Wiigh‑Masak finishes speaking, and the group applauds. If they think of her as the enemy, they do a good job of concealing it. On the way out, a photographer asks us to pose with Helsing and a couple of the other executives for the company Web page. We stand with one foot and shoulder forward, arranged in facing columns, like doo‑wop backup singers in unusually drab costumes. While I avail myself of a Fonus lint brush, I hear Helsing say that the company plans to add a link to Promessa on its Web site. A wary friendship has been forged.

On the road between Jönköping and Wiigh‑Masak’s home on Lyrön is a graveyard on a hill. If you drive all the way through to the back of this graveyard, you come to a small field where the church will one day dig more graves. Halfway up the unmown terrain, a small rhododendron bush stands among the weeds. This is the Promessa test grave. Last December, Wiigh‑Masak concocted the approximate equivalent of a 150‑pound human cadaver, using freeze‑dried cow blood and freeze‑dried, pulverized bones and meat. She placed the powder in a corn‑starch box, and the box in a shallow (thirty‑five centimeters down, so the compost could still get oxygen) grave. In June, she will return to dig it up and make sure the container has disintegrated and the contents have begun their metaphysical journey.

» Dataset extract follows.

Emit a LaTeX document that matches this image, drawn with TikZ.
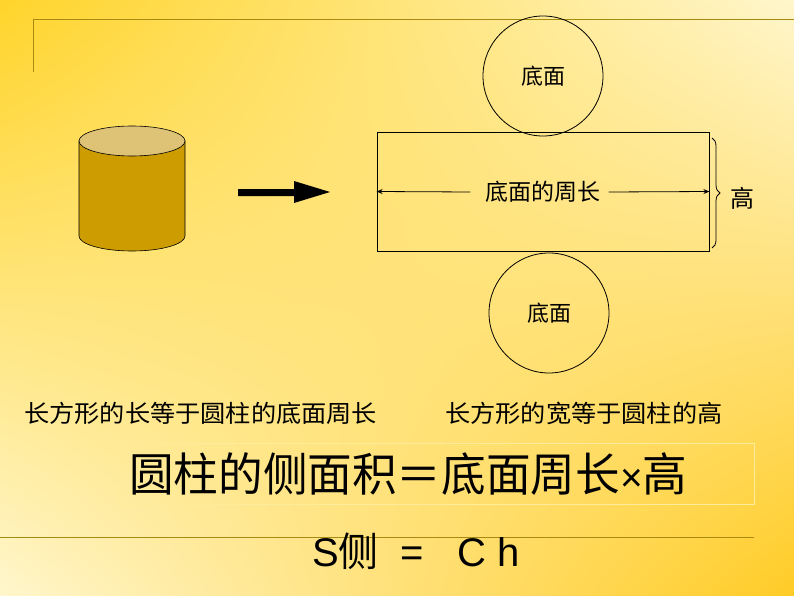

Wiigh‑Masak and I stand in silence beside the grave of the unknown livestock, as though paying our respects. It’s dark now and hard to see the plant, though it appears to be doing well. I tell Wiigh‑Masak that I think it’s great, this quest for an ecologically sound, meaningful memorial. I tell her I’m rooting for her, then quickly rephrase the sentiment, omitting gardening‑related verbs.

And I am. I hope Wiigh‑Masak succeeds, and I hope WR2 succeeds. I’m all for choices, in death as in life. Wiigh‑Masak is encouraged by my support, as she has been by the support of the Church of Sweden and her corporate backers and the people who have responded positively in the polls. “It was and is,” she confides as the wind shimmies the leaves on the cow’s memorial shrub, “very important to feel I’m not crazy.”